Economic - Explain : What is meant by inflation including its measurement
and causes

A

Inflation refers to the persistent increase in the general price level of goods and services over a period of time. It is typically measured using an inflation index, such as the Consumer Price Index (CPI) or the Retail Price Index (RPI), which tracks the prices of a representative basket of goods and services.

Inflation can be caused by a variety of factors, including:

Demand-pull inflation: This occurs when there is excess demand for goods and services relative to their supply, leading to an increase in prices.

Cost-push inflation: This occurs when the cost of production increases, leading to an increase in prices. For example, an increase in the price of raw materials or labour can lead to cost-push inflation.

Structural inflation: This occurs when there are long-term structural imbalances in the economy, such as supply shortages or bottlenecks, leading to persistent inflation.

Imported inflation: This occurs when inflation in other countries leads to an increase in the price of imported goods.

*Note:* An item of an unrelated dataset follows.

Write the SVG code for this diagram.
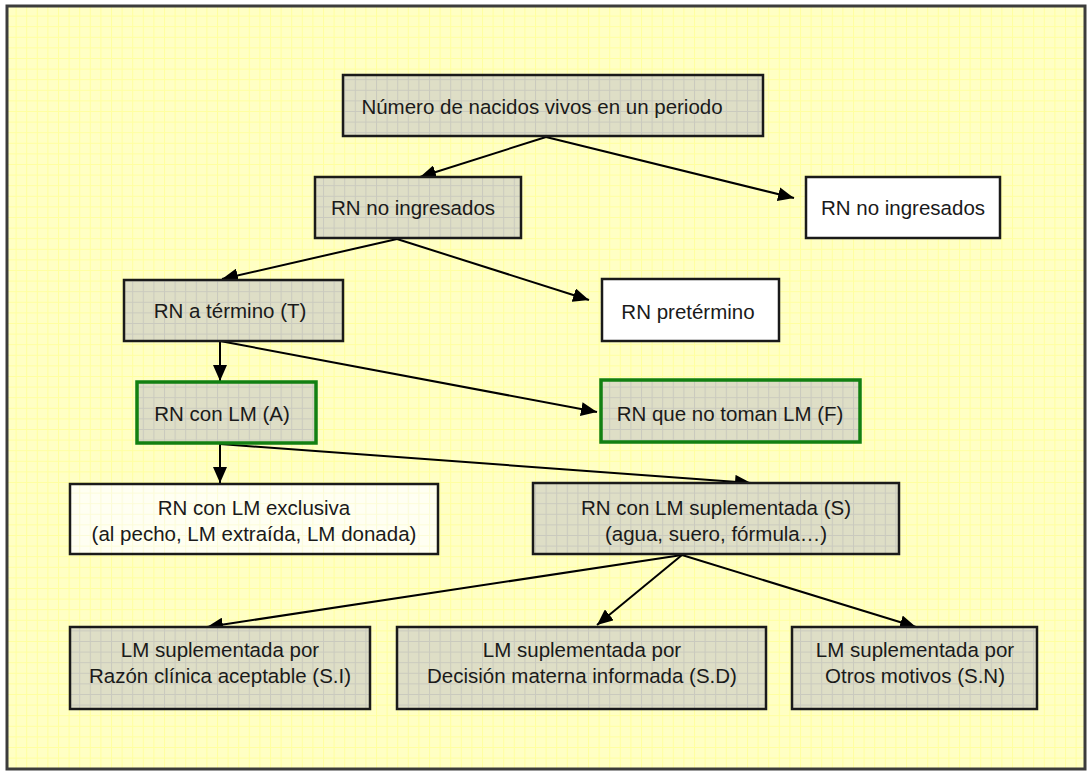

Inflation can have a significant impact on businesses, as it affects their costs, revenues, and profitability. When prices are rising, businesses may need to pay more for raw materials, labour, and other inputs, leading to higher production costs. This can reduce their profit margins and make them less competitive. In addition, inflation can erode the value of money, making it more difficult for businesses to plan for the future and invest in long-term projects. As a result, businesses need to monitor inflation closely and take steps to mitigate its impact on their operations.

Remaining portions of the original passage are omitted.